MS Peter Pan is a cruiseferry owned and operated by the German shipping company TT-Line on Baltic Sea crossings.

==History==
Peter Pan is the sixth TT-Line ship to bear the name, replacing the lengthened, 2001 vessel, which was renamed . She was built by the Chinese shipyard Nanjing Jinling and entered service in 2023. Together with Nils Holgersson, she is the longest ship in the fleet at 230 m.

==Layout==
There are over 3500 m2 of public areas, including 1200 m2 of outside deck. The four vehicle decks can accommodate 920 cars or 220 trucks. There are 32 charging stations for electric vehicles on Deck 5.
- Deck 9: Cabins and a sauna
- Deck 10: Cabins, restaurant, bar, Driver's Restaurant
- Deck 11: Restaurant, sun deck, shop, sports bar, Family Lounge, Kids Area, Coffee Lounge, Trucker Lounge, conference rooms, Pet Lounge
- Deck 12: Panorama deck

Her four dual-fuel main engines can run on liquefied natural gas (LNG) and low-sulfur marine gas oil. There is 1000 m3 LNG storage, which can power the ship for 14 days. The engines weigh approximately 120 tons each and give a total power output of 29.4 MW.

Peter Pan and sister ship, Nils Holgersson were designed as "Green Ships". They have LED lighting and low-heat transition windows throughout.
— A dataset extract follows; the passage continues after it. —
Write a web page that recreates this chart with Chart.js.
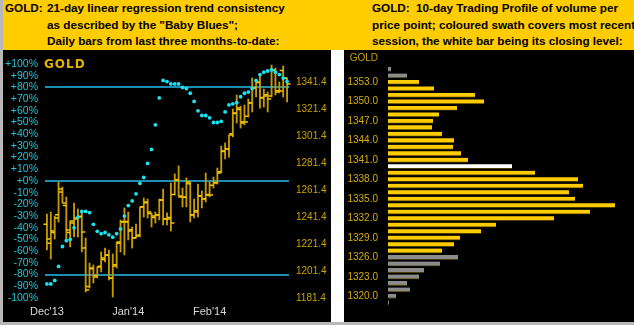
<!DOCTYPE html>
<html>
<head>
<meta charset="utf-8">
<script src="https://cdn.jsdelivr.net/npm/chart.js"></script>
<style>
  html, body { margin: 0; padding: 0; }
  body { width: 634px; height: 325px; background: #ffffff; position: relative; overflow: hidden;
         font-family: "Liberation Sans", Arial, sans-serif; }
  #header { position: absolute; left: 0; top: 0; width: 634px; height: 50px; background: #ffcc00; }
  .block { position: absolute; top: 0; font-weight: bold; font-size: 11.7px; line-height: 16.7px;
           color: #000; white-space: nowrap; }
  .lead { display: inline-block; }
  #edgeLeft { position: absolute; left: 0; top: 0; width: 3px; height: 325px; background: #b8b8b8; }
  #edgeBottom { position: absolute; left: 0; top: 322px; width: 634px; height: 3px; background: #b8b8b8; }
  #trendBox { position: absolute; left: 3px; top: 50px; width: 328px; height: 272px; background: #000; }
  #profileBox { position: absolute; left: 344px; top: 50px; width: 290px; height: 272px; background: #000; }
</style>
</head>
<body>
<div id="header">
  <div class="block" style="left:5px">
    <div><span class="lead" style="width:42px">GOLD:</span>21-day linear regression trend consistency</div>
    <div style="padding-left:42px">as described by the "Baby Blues";</div>
    <div style="padding-left:42px">Daily bars from last three months-to-date:</div>
  </div>
  <div class="block" style="left:372px">
    <div><span class="lead" style="width:44px">GOLD:</span>10-day Trading Profile of volume per</div>
    <div>price point; coloured swath covers most recent</div>
    <div>session, the white bar being its closing level:</div>
  </div>
</div>
<div id="edgeLeft"></div>
<div id="edgeBottom"></div>
<div id="trendBox"><canvas id="trendChart"></canvas></div>
<div id="profileBox"><canvas id="profileChart"></canvas></div>

<script>
// Daily GOLD bars, Dec'13 to Feb'14 (63 sessions)
const monthTicks = { 0: "Dec'13", 21: "Jan'14", 42: "Feb'14" };

const opens = [1236.0, 1222.0, 1230.0, 1243.0, 1260.0, 1250.0, 1230.0, 1237.0, 1240.0, 1242.0,
  1218.4, 1190.0, 1203.0, 1198.0, 1205.0, 1210.0, 1213.0, 1196.0, 1206.0, 1222.0,
  1238.0, 1238.0, 1232.0, 1226.0, 1228.0, 1249.0, 1252.0, 1244.0, 1241.0, 1243.0,
  1254.0, 1240.0, 1241.0, 1258.0, 1269.0, 1257.0, 1256.0, 1266.0, 1243.0, 1246.0,
  1257.0, 1255.0, 1258.0, 1265.0, 1267.0, 1275.0, 1290.0, 1292.0, 1303.0, 1318.0,
  1321.0, 1312.0, 1316.0, 1326.0, 1337.0, 1341.0, 1330.0, 1332.0, 1331.0, 1350.0,
  1335.0, 1350.0, 1344.0];

const highs = [1243.6, 1245.1, 1242.1, 1267.3, 1263.6, 1256.2, 1238.4, 1251.8, 1247.3, 1244.4,
  1225.8, 1207.3, 1205.9, 1204.4, 1215.5, 1218.4, 1216.9, 1214.0, 1222.9, 1239.2,
  1248.1, 1245.1, 1234.0, 1236.2, 1248.8, 1255.5, 1254.7, 1244.4, 1245.1, 1254.7,
  1262.1, 1244.4, 1266.6, 1273.3, 1279.2, 1262.9, 1270.3, 1267.3, 1254.7, 1265.8,
  1260.7, 1274.0, 1267.3, 1271.0, 1277.7, 1294.0, 1296.2, 1302.1, 1321.4, 1331.8,
  1323.6, 1324.4, 1328.8, 1344.4, 1342.9, 1346.6, 1336.2, 1334.0, 1354.0, 1351.8,
  1341.4, 1353.3, 1344.4];

const lows = [1217.0, 1210.3, 1225.1, 1237.7, 1251.8, 1224.4, 1219.2, 1226.6, 1226.6, 1215.5,
  1185.9, 1188.8, 1192.5, 1196.2, 1200.7, 1208.1, 1194.7, 1182.1, 1203.6, 1215.5,
  1213.3, 1224.4, 1218.4, 1225.8, 1226.6, 1241.4, 1240.7, 1234.0, 1236.9, 1239.2,
  1235.5, 1235.5, 1231.0, 1257.7, 1256.2, 1248.8, 1248.8, 1237.7, 1240.7, 1241.4,
  1248.1, 1252.5, 1256.2, 1262.9, 1265.8, 1274.0, 1284.4, 1285.8, 1300.7, 1311.0,
  1307.3, 1309.6, 1315.5, 1319.2, 1330.3, 1322.1, 1322.9, 1319.2, 1330.3, 1331.8,
  1333.3, 1330.3, 1326.6];

const closes = [1225.1, 1231.0, 1240.7, 1262.1, 1251.8, 1231.8, 1238.4, 1240.7, 1241.4, 1230.3,
  1187.3, 1203.6, 1197.0, 1204.4, 1211.0, 1213.3, 1196.2, 1205.1, 1222.9, 1237.7,
  1237.7, 1231.0, 1225.8, 1227.3, 1248.8, 1252.5, 1245.1, 1242.1, 1242.9, 1254.0,
  1239.9, 1239.9, 1237.0, 1268.8, 1256.2, 1256.2, 1267.3, 1242.9, 1245.1, 1256.9,
  1254.7, 1257.7, 1257.7, 1266.6, 1274.0, 1290.3, 1291.8, 1302.1, 1318.4, 1322.1,
  1311.0, 1311.8, 1325.8, 1337.0, 1341.4, 1329.6, 1331.0, 1328.8, 1350.3, 1334.0,
  1334.7, 1344.4, 1339.9];

// "Baby Blues": 21-day linear regression trend consistency, in percent
const trendPct = [-88, -88, -85, -73, -56, -51, -50, -40, -31, -26,
  -26, -27, -37, -43, -45, -44, -46, -48, -45, -41,
  -30, -21, -17, -11, -2, 3, 15, 27, 48, 71,
  86, 85, 83, 83, 83, 80, 79, 75, 68, 60,
  56, 56, 54, 50, 50, 51, 59, 65, 66, 67,
  72, 75, 76, 79, 86, 91, 93, 94, 95, 93,
  91, 88, 85];

const pctLines = [-80, 0, 80];
const priceTicks = [1181.4, 1201.4, 1221.4, 1241.4, 1261.4, 1281.4, 1301.4, 1321.4, 1341.4];

// 10-day trading profile: volume per price point
const profilePrices = [1355, 1354, 1353, 1352, 1351, 1350, 1349, 1348, 1347, 1346,
  1345, 1344, 1343, 1342, 1341, 1340, 1339, 1338, 1337, 1336,
  1335, 1334, 1333, 1332, 1331, 1330, 1329, 1328, 1327, 1326,
  1325, 1324, 1323, 1322, 1321, 1320, 1319];
const profileVolume = [3, 19, 31, 46, 87, 96, 69, 51, 45, 44,
  54, 66, 65, 73, 80, 124, 147, 190, 195, 181,
  187, 227, 202, 166, 108, 93, 72, 66, 54, 70,
  52, 36, 31, 19, 22, 8, 1];
const swathHigh = 1353;
const swathLow = 1327;
const closingLevel = 1340;

// Small plugin to write a label like "GOLD" inside a chart
const cornerLabel = {
  id: 'cornerLabel',
  afterDraw(chart, args, opts) {
    if (!opts.text) return;
    const ctx = chart.ctx;
    ctx.save();
    ctx.font = opts.font;
    ctx.fillStyle = opts.color;
    ctx.textAlign = opts.align || 'left';
    ctx.textBaseline = 'middle';
    if (opts.spacing) ctx.letterSpacing = opts.spacing;
    ctx.fillText(opts.text, opts.x, opts.y);
    ctx.restore();
  }
};
Chart.register(cornerLabel);

const dayLabels = closes.map((c, i) => monthTicks[i] || '');

// Left chart: daily bars plus the trend dots
new Chart(document.getElementById('trendChart'), {
  type: 'bar',
  data: {
    labels: dayLabels,
    datasets: [
      {
        type: 'line',
        data: trendPct,
        yAxisID: 'y',
        showLine: false,
        pointRadius: 1.9,
        pointBackgroundColor: '#19e3f2',
        pointBorderWidth: 0,
        order: 0
      },
      {
        type: 'line',
        data: opens,
        yAxisID: 'y2',
        showLine: false,
        pointStyle: 'dash',
        rotation: 180,
        pointRadius: 3.5,
        pointBorderColor: '#f4c600',
        pointBorderWidth: 1.5,
        order: 1
      },
      {
        type: 'line',
        data: closes,
        yAxisID: 'y2',
        showLine: false,
        pointStyle: 'dash',
        rotation: 0,
        pointRadius: 3.5,
        pointBorderColor: '#f4c600',
        pointBorderWidth: 1.5,
        order: 1
      },
      {
        type: 'bar',
        data: lows.map((l, i) => [l, highs[i]]),
        yAxisID: 'y2',
        backgroundColor: '#c49a00',
        barThickness: 1.2,
        order: 2
      }
    ]
  },
  options: {
    responsive: true,
    maintainAspectRatio: false,
    animation: false,
    layout: { padding: { top: 14, left: 0, right: 0, bottom: 0 } },
    plugins: {
      legend: { display: false },
      tooltip: { enabled: false },
      cornerLabel: { text: 'GOLD', x: 41, y: 15, font: 'bold 12px "DejaVu Sans"', color: '#e2b400', spacing: '1px' }
    },
    scales: {
      x: {
        grid: { display: false, drawTicks: false },
        border: { display: false },
        afterFit: axis => { axis.height = 24; },
        ticks: {
          autoSkip: false, maxRotation: 0, padding: 7,
          color: '#d8d8d8', font: { family: 'Liberation Sans', size: 11 }
        }
      },
      y: {
        position: 'left',
        min: -100, max: 100,
        afterFit: axis => { axis.width = 42; },
        border: { display: false },
        grid: {
          drawTicks: false,
          lineWidth: 2,
          color: c => pctLines.includes(c.tick.value) ? '#1d8fb3' : 'rgba(0,0,0,0)'
        },
        ticks: {
          stepSize: 10, padding: 7, autoSkip: false,
          color: '#25c3d3', font: { family: 'Liberation Sans', size: 10.5 },
          callback: v => (v >= 0 ? '+' : '') + v + '%'
        }
      },
      y2: {
        position: 'right',
        min: 1181.4, max: 1354.73,
        afterFit: axis => { axis.width = 42; },
        afterBuildTicks: axis => { axis.ticks = priceTicks.map(v => ({ value: v })); },
        border: { display: false },
        grid: { display: false, drawTicks: false },
        ticks: {
          padding: 7, autoSkip: false,
          color: '#c9a100', font: { family: 'Liberation Sans', size: 10 },
          callback: v => v.toFixed(1)
        }
      }
    }
  }
});

// Right chart: horizontal volume profile
const profileColors = profilePrices.map(p =>
  p === closingLevel ? '#ffffff' : (p >= swathLow && p <= swathHigh ? '#ffcc00' : '#8c8c8c'));

new Chart(document.getElementById('profileChart'), {
  type: 'bar',
  data: {
    labels: profilePrices,
    datasets: [{
      data: profileVolume,
      backgroundColor: profileColors,
      borderColor: '#4a3c00',
      borderWidth: { top: 0, right: 0, bottom: 1, left: 0 },
      borderSkipped: false,
      barThickness: 4.5
    }]
  },
  options: {
    indexAxis: 'y',
    responsive: true,
    maintainAspectRatio: false,
    animation: false,
    layout: { padding: { top: 11.5, left: 0, right: 0, bottom: 1.5 } },
    plugins: {
      legend: { display: false },
      tooltip: { enabled: false },
      cornerLabel: { text: 'GOLD', x: 34, y: 8, font: '10px "Liberation Sans"', color: '#c9a100', align: 'right' }
    },
    scales: {
      x: { display: false, min: 0, max: 246 },
      y: {
        afterFit: axis => { axis.width = 44; },
        border: { display: false },
        grid: { display: false, drawTicks: false },
        ticks: {
          autoSkip: false, padding: 10,
          color: '#d6ad00', font: { family: 'Liberation Sans', size: 10 },
          callback: (v, i) => profilePrices[i] % 3 === 0 ? profilePrices[i].toFixed(1) : ''
        }
      }
    }
  }
});
</script>
</body>
</html>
The propeller shafts are air-sealed to prevent seawater pollution by lubricants. The hull design is optimized to lower water resistance and the underwater hull is painted with a silicon-based coating to reduce fuel consumption. The ships' heating, ventilation, and air conditioning systems utilise heat from the main engines' exhaust gases and energy-free cool air from seawater's coldness (Alaska-Cooler system).

==Service==
Peter Pan operates day and night crossings of the Baltic Sea, from Trelleborg in Sweden, serving the German ports of Travemünde and Rostock, and Świnoujście in Poland.